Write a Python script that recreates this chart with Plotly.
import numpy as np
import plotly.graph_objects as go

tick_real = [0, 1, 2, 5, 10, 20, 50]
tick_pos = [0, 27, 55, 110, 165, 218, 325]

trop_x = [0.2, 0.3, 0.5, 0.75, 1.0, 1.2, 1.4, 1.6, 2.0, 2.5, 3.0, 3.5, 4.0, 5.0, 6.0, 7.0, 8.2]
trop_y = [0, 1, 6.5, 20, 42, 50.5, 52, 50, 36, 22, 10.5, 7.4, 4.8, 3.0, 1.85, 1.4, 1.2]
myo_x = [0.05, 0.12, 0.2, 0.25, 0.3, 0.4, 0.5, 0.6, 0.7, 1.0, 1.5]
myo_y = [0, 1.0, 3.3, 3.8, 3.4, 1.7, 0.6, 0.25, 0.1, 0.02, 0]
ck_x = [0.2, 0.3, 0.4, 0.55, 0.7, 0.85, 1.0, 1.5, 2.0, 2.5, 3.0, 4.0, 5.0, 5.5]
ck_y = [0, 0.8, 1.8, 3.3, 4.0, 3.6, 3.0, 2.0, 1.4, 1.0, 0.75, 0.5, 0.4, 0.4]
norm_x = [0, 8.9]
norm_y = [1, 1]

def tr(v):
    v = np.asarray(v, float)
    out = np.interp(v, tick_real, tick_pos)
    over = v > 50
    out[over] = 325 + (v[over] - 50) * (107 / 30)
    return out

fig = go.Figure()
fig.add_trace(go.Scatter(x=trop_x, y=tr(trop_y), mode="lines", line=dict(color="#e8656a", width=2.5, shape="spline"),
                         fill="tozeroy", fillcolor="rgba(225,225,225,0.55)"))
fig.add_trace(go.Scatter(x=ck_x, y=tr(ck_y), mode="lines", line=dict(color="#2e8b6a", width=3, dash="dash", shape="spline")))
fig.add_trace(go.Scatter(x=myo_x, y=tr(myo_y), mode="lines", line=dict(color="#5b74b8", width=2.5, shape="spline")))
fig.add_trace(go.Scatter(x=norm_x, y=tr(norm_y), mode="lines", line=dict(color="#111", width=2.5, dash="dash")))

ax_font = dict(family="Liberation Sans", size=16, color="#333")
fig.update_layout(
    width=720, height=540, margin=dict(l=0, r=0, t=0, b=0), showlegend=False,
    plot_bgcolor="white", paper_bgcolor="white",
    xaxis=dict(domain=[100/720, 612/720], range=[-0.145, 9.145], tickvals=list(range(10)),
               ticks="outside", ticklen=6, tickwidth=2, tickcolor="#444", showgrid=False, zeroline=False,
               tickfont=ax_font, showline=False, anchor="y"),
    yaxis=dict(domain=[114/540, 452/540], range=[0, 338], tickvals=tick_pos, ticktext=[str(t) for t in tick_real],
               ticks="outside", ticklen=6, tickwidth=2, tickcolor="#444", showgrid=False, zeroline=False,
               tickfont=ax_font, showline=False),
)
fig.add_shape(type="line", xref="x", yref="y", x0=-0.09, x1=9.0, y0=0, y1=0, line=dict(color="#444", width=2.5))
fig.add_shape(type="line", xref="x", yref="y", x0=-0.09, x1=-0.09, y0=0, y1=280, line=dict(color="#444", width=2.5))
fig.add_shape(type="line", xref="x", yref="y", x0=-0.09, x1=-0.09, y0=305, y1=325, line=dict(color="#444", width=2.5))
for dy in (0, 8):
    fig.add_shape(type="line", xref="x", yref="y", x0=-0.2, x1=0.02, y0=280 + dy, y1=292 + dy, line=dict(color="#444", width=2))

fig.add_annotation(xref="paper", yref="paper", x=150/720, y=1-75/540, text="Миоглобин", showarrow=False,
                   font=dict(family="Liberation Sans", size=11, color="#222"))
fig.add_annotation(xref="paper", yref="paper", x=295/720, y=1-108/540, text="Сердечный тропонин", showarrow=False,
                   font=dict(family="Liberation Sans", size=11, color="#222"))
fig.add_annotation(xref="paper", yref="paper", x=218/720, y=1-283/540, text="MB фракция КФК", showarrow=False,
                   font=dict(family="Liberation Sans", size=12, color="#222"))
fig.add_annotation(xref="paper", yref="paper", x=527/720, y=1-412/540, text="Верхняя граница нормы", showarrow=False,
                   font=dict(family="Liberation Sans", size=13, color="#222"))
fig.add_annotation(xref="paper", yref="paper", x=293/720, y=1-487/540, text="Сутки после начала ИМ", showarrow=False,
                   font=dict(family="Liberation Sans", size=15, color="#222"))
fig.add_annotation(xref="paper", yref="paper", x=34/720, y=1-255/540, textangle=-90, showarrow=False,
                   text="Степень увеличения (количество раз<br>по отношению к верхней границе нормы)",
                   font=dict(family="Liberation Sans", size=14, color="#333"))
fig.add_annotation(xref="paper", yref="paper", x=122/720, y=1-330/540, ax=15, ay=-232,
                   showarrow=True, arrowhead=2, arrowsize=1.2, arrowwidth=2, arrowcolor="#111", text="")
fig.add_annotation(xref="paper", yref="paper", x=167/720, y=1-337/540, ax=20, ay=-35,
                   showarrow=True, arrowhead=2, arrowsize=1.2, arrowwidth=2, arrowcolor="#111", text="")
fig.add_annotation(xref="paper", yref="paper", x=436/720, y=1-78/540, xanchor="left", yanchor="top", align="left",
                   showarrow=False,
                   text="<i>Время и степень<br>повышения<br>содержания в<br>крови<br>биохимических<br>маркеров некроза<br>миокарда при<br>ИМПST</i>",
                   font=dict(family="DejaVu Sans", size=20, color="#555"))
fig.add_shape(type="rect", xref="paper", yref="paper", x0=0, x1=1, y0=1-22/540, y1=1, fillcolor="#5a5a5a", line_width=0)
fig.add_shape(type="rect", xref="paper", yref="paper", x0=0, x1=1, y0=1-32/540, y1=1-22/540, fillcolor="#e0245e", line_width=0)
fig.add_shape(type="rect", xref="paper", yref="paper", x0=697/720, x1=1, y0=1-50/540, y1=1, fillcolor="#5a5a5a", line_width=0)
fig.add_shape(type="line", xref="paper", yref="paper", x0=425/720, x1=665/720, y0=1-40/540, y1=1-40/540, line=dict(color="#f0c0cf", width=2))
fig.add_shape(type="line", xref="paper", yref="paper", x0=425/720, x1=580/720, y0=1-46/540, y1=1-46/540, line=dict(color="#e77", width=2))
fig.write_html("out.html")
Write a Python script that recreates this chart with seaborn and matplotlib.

Task to carry out – Extract all of the material exactly as it is written.

The output –
Write a Python script that recreates this chart with Plotly.
import numpy as np
import plotly.graph_objects as go

tick_real = [0, 1, 2, 5, 10, 20, 50]
tick_pos = [0, 27, 55, 110, 165, 218, 325]

trop_x = [0.2, 0.3, 0.5, 0.75, 1.0, 1.2, 1.4, 1.6, 2.0, 2.5, 3.0, 3.5, 4.0, 5.0, 6.0, 7.0, 8.2]
trop_y = [0, 1, 6.5, 20, 42, 50.5, 52, 50, 36, 22, 10.5, 7.4, 4.8, 3.0, 1.85, 1.4, 1.2]
myo_x = [0.05, 0.12, 0.2, 0.25, 0.3, 0.4, 0.5, 0.6, 0.7, 1.0, 1.5]
myo_y = [0, 1.0, 3.3, 3.8, 3.4, 1.7, 0.6, 0.25, 0.1, 0.02, 0]
ck_x = [0.2, 0.3, 0.4, 0.55, 0.7, 0.85, 1.0, 1.5, 2.0, 2.5, 3.0, 4.0, 5.0, 5.5]
ck_y = [0, 0.8, 1.8, 3.3, 4.0, 3.6, 3.0, 2.0, 1.4, 1.0, 0.75, 0.5, 0.4, 0.4]
norm_x = [0, 8.9]
norm_y = [1, 1]

def tr(v):
    v = np.asarray(v, float)
    out = np.interp(v, tick_real, tick_pos)
    over = v > 50
    out[over] = 325 + (v[over] - 50) * (107 / 30)
    return out

fig = go.Figure()
fig.add_trace(go.Scatter(x=trop_x, y=tr(trop_y), mode="lines", line=dict(color="#e8656a", width=2.5, shape="spline"),
                         fill="tozeroy", fillcolor="rgba(225,225,225,0.55)"))
fig.add_trace(go.Scatter(x=ck_x, y=tr(ck_y), mode="lines", line=dict(color="#2e8b6a", width=3, dash="dash", shape="spline")))
fig.add_trace(go.Scatter(x=myo_x, y=tr(myo_y), mode="lines", line=dict(color="#5b74b8", width=2.5, shape="spline")))
fig.add_trace(go.Scatter(x=norm_x, y=tr(norm_y), mode="lines", line=dict(color="#111", width=2.5, dash="dash")))

ax_font = dict(family="Liberation Sans", size=16, color="#333")
fig.update_layout(
    width=720, height=540, margin=dict(l=0, r=0, t=0, b=0), showlegend=False,
    plot_bgcolor="white", paper_bgcolor="white",
    xaxis=dict(domain=[100/720, 612/720], range=[-0.145, 9.145], tickvals=list(range(10)),
               ticks="outside", ticklen=6, tickwidth=2, tickcolor="#444", showgrid=False, zeroline=False,
               tickfont=ax_font, showline=False, anchor="y"),
    yaxis=dict(domain=[114/540, 452/540], range=[0, 338], tickvals=tick_pos, ticktext=[str(t) for t in tick_real],
               ticks="outside", ticklen=6, tickwidth=2, tickcolor="#444", showgrid=False, zeroline=False,
               tickfont=ax_font, showline=False),
)
fig.add_shape(type="line", xref="x", yref="y", x0=-0.09, x1=9.0, y0=0, y1=0, line=dict(color="#444", width=2.5))
fig.add_shape(type="line", xref="x", yref="y", x0=-0.09, x1=-0.09, y0=0, y1=280, line=dict(color="#444", width=2.5))
fig.add_shape(type="line", xref="x", yref="y", x0=-0.09, x1=-0.09, y0=305, y1=325, line=dict(color="#444", width=2.5))
for dy in (0, 8):
    fig.add_shape(type="line", xref="x", yref="y", x0=-0.2, x1=0.02, y0=280 + dy, y1=292 + dy, line=dict(color="#444", width=2))

fig.add_annotation(xref="paper", yref="paper", x=150/720, y=1-75/540, text="Миоглобин", showarrow=False,
                   font=dict(family="Liberation Sans", size=11, color="#222"))
fig.add_annotation(xref="paper", yref="paper", x=295/720, y=1-108/540, text="Сердечный тропонин", showarrow=False,
                   font=dict(family="Liberation Sans", size=11, color="#222"))
fig.add_annotation(xref="paper", yref="paper", x=218/720, y=1-283/540, text="MB фракция КФК", showarrow=False,
                   font=dict(family="Liberation Sans", size=12, color="#222"))
fig.add_annotation(xref="paper", yref="paper", x=527/720, y=1-412/540, text="Верхняя граница нормы", showarrow=False,
                   font=dict(family="Liberation Sans", size=13, color="#222"))
fig.add_annotation(xref="paper", yref="paper", x=293/720, y=1-487/540, text="Сутки после начала ИМ", showarrow=False,
                   font=dict(family="Liberation Sans", size=15, color="#222"))
fig.add_annotation(xref="paper", yref="paper", x=34/720, y=1-255/540, textangle=-90, showarrow=False,
                   text="Степень увеличения (количество раз<br>по отношению к верхней границе нормы)",
                   font=dict(family="Liberation Sans", size=14, color="#333"))
fig.add_annotation(xref="paper", yref="paper", x=122/720, y=1-330/540, ax=15, ay=-232,
                   showarrow=True, arrowhead=2, arrowsize=1.2, arrowwidth=2, arrowcolor="#111", text="")
fig.add_annotation(xref="paper", yref="paper", x=167/720, y=1-337/540, ax=20, ay=-35,
                   showarrow=True, arrowhead=2, arrowsize=1.2, arrowwidth=2, arrowcolor="#111", text="")
fig.add_annotation(xref="paper", yref="paper", x=436/720, y=1-78/540, xanchor="left", yanchor="top", align="left",
                   showarrow=False,
                   text="<i>Время и степень<br>повышения<br>содержания в<br>крови<br>биохимических<br>маркеров некроза<br>миокарда при<br>ИМПST</i>",
                   font=dict(family="DejaVu Sans", size=20, color="#555"))
fig.add_shape(type="rect", xref="paper", yref="paper", x0=0, x1=1, y0=1-22/540, y1=1, fillcolor="#5a5a5a", line_width=0)
fig.add_shape(type="rect", xref="paper", yref="paper", x0=0, x1=1, y0=1-32/540, y1=1-22/540, fillcolor="#e0245e", line_width=0)
fig.add_shape(type="rect", xref="paper", yref="paper", x0=697/720, x1=1, y0=1-50/540, y1=1, fillcolor="#5a5a5a", line_width=0)
fig.add_shape(type="line", xref="paper", yref="paper", x0=425/720, x1=665/720, y0=1-40/540, y1=1-40/540, line=dict(color="#f0c0cf", width=2))
fig.add_shape(type="line", xref="paper", yref="paper", x0=425/720, x1=580/720, y0=1-46/540, y1=1-46/540, line=dict(color="#e77", width=2))
fig.write_html("out.html")
Write a Python script that recreates this chart with seaborn and matplotlib.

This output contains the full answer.